U.S. senators will be sworn in Tuesday as jurors in the impeachment trial of former President Donald Trump.
The trial itself will not begin until the week of February 8, after Democratic and Republican leaders agreed to a short delay in order to give both the lawmakers who will serve as prosecutors and Trump’s defense team time to prepare. The extra time will also allow the Senate a chance to confirm more of President Joe Biden’s Cabinet nominees.
House lawmakers who will serve as trial prosecutors made a ceremonial walk to the Senate chamber Monday evening to deliver the article of impeachment charging Trump with inciting insurrection in connection with the storming of the U.S. Capitol by a mob of his supporters earlier this month. The assault sent lawmakers scrambling for safety and resulted in the deaths of five people.
Lead House manager Jamie Raskin from Maryland read the charges, saying Trump “gravely endangered the security of the United States and its institutions of the government.”
Trump defense team
Trump has hired ethics and election lawyer Butch Bowers to lead his defense along with Deborah Barbier, a former federal prosecutor who works as a defense attorney specializing in white-collar crime.
Democratic Senator Patrick Leahy, who holds the largely ceremonial role of Senate president pro tempore, said Monday he will preside over the impeachment trial. The U.S. Constitution calls for the chief justice of the Supreme Court to preside over impeachment hearings for a president, but because Trump is no longer in office, officials said Chief Justice John Roberts would not preside.
Leahy, 80, was first elected to the Senate in 1974, making him the longest-serving member. He told reporters at the Capitol his role will be “making sure that procedures are followed” and said his years in the Senate will help him to be seen as impartial.
“When presiding over an impeachment trial, the president pro tempore takes an additional special oath to do impartial justice according to the Constitution and the laws. It is an oath that I take extraordinarily seriously,” Leahy said in a statement.
Aides to Leahy said the lawmaker will still be able to vote in the trial.
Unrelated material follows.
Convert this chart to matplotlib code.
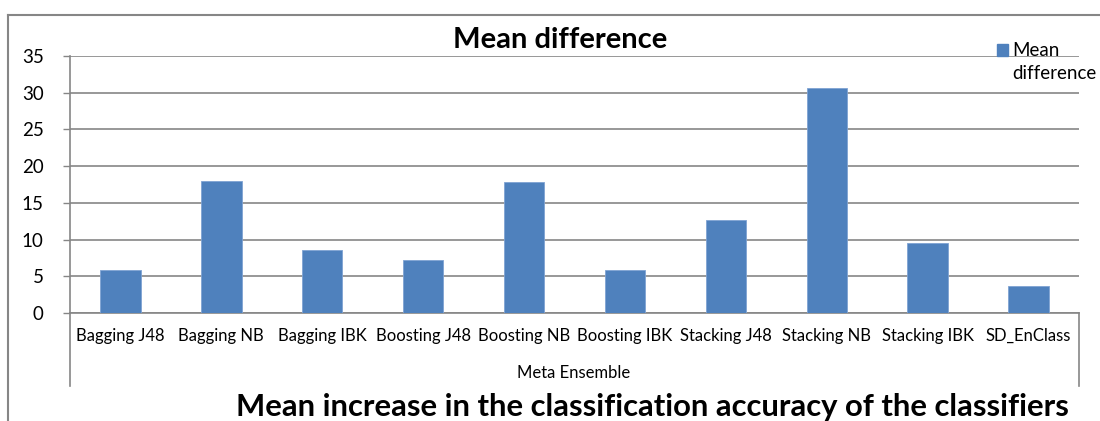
import matplotlib
matplotlib.use("Agg")
import matplotlib.pyplot as plt
from matplotlib.lines import Line2D
from matplotlib.patches import Rectangle
import numpy as np

# chart data
categories = ["Bagging J48", "Bagging NB", "Bagging IBK", "Boosting J48", "Boosting NB",
              "Boosting IBK", "Stacking J48", "Stacking NB", "Stacking IBK", "SD_EnClass"]
mean_diff = [5.8, 18.0, 8.6, 7.2, 17.9, 5.8, 12.6, 30.6, 9.6, 3.7]
y_ticks = [0, 5, 10, 15, 20, 25, 30, 35]
legend_label = "Mean\ndifference"

bar_color = "#4F81BD"
grid_color = "#868686"

plt.rcParams["font.family"] = ["Lato", "DejaVu Sans"]

W, H = 1100, 421
fig = plt.figure(figsize=(W / 100, H / 100), dpi=100)
ax = fig.add_axes([70 / W, 1 - 313 / H, (1079 - 70) / W, (313 - 56) / H])

x = np.arange(len(categories))
ax.bar(x, mean_diff, width=0.4, color=bar_color, edgecolor="#7FA3D3", linewidth=0.6, zorder=3)

ax.set_xlim(-0.5, len(categories) - 0.5)
ax.set_ylim(0, 35)
ax.set_yticks(y_ticks)
ax.set_yticklabels([str(v) for v in y_ticks], fontsize=13.5)
ax.set_xticks(x)
ax.set_xticklabels(categories, fontsize=12)
ax.tick_params(axis="x", length=0, pad=11)
ax.tick_params(axis="y", length=5, width=1, color=grid_color, pad=14)
ax.yaxis.grid(True, color=grid_color, linewidth=1.2, zorder=0)
ax.set_axisbelow(True)

for side in ["top", "right"]:
    ax.spines[side].set_visible(False)
ax.spines["left"].set_color(grid_color)
ax.spines["bottom"].set_color(grid_color)
ax.spines["left"].set_linewidth(1.2)
ax.spines["bottom"].set_linewidth(1.2)

# category box lines under the axis
for px in (70, 1079):
    fig.add_artist(Line2D([px / W, px / W], [1 - 313 / H, 1 - 386 / H],
                          color=grid_color, linewidth=1.2))

fig.text(574 / W, 1 - 373 / H, "Meta Ensemble", ha="center", va="center", fontsize=12)

# outer chart frame
fig.add_artist(Line2D([8 / W, 8 / W], [0, 1 - 14.5 / H], color=grid_color, linewidth=1.5))
fig.add_artist(Line2D([8 / W, 1], [1 - 14.5 / H, 1 - 14.5 / H], color=grid_color, linewidth=1.5))

fig.text(560 / W, 1 - 40 / H, "Mean difference", ha="center", va="center",
         fontsize=21, fontweight="bold")
fig.text(652 / W, 1 - 407 / H, "Mean increase in the classification accuracy of the classifiers",
         ha="center", va="center", fontsize=22.3, fontweight="bold")

# legend drawn by hand so the key sits beside the first line
fig.add_artist(Rectangle((997 / W, 1 - 56 / H), 11 / W, 12 / H, color=bar_color,
                         transform=fig.transFigure))
fig.text(1012 / W, 1 - 42 / H, legend_label, ha="left", va="top", fontsize=13.5,
         linespacing=1.45)

fig.savefig("out.png", dpi=100)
Republican Senator John Cornyn criticized that arrangement on Twitter, saying, "How does a Senator preside, like a judge, and serve as juror, too?"
Cornyn also suggested Trump has already faced punishment at the ballot box, one of several arguments Republicans have made in opposition of holding the trial.
“One way in our system you get punished is losing an election,” Cornyn said.
Senator Joni Ernst, an Iowa Republican, said that while Trump “exhibited poor leadership,” it’s the people who assaulted the Capitol who “bear the responsibility.”
Senate Majority Leader Chuck Schumer, a Democrat from New York, said the Senate will conduct “a timely and fair trial.” He dismissed Republican opposition to the process, saying the trial is “certainly and clearly constitutional.”
“There is only one question at stake. Only one question that Senators of both parties will have to answer, before God and their own conscience: is former President Trump guilty of inciting an insurrection against the United States?” Schumer said.
Democratic Senator Jeff Merkley said the Senate’s responsibility is to hear the evidence and render a judgment.
“This is about the most serious crime against the constitution one could imagine,” he tweeted. “Every senator was a witness; every senator experienced the threat to the very foundation of our democracy. We must treat it with absolute seriousness and conduct the trial accordingly.”
Two-thirds majority needed to convict
A two-thirds majority in the Senate would be required to convict Trump. With the Senate politically divided between 50 Republicans and 50 Democrats, 17 Republicans would have to turn against Trump for a conviction, assuming all Democrats vote as a bloc against the former president.
Biden told the U.S.-based cable news network CNN on Monday he did not think there would be enough Republican support for a conviction. He said the trial “has to happen,” and that there would be “a worse effect if it didn’t happen.”
At a January 6 rally near the White House, Trump repeated weeks of unfounded complaints that he had been cheated out of reelection by fraudulent votes and vote-counting even though he had lost 60 court challenges to the outcome.
He urged his supporters to march to the Capitol to fight for him in confronting members of Congress as they debated certifying Biden’s election win.
The mayhem left five people dead, including a police officer whose death is being investigated as a homicide. Trump supporters — roughly 800, according to officials — rampaged past authorities, ransacked some congressional offices and scuffled with police before order was restored and lawmakers in the early hours of January 7 officially declared Biden the winner.
If he is convicted, a separate, simple-majority vote could bar Trump from holding federal office again.
Trump stands as the only U.S. president in the country’s 245-year history to be impeached twice. The House impeached him in late 2019, accusing him of trying to enlist Ukraine to dig up dirt against Biden ahead of the November election, but the Senate acquitted him last February.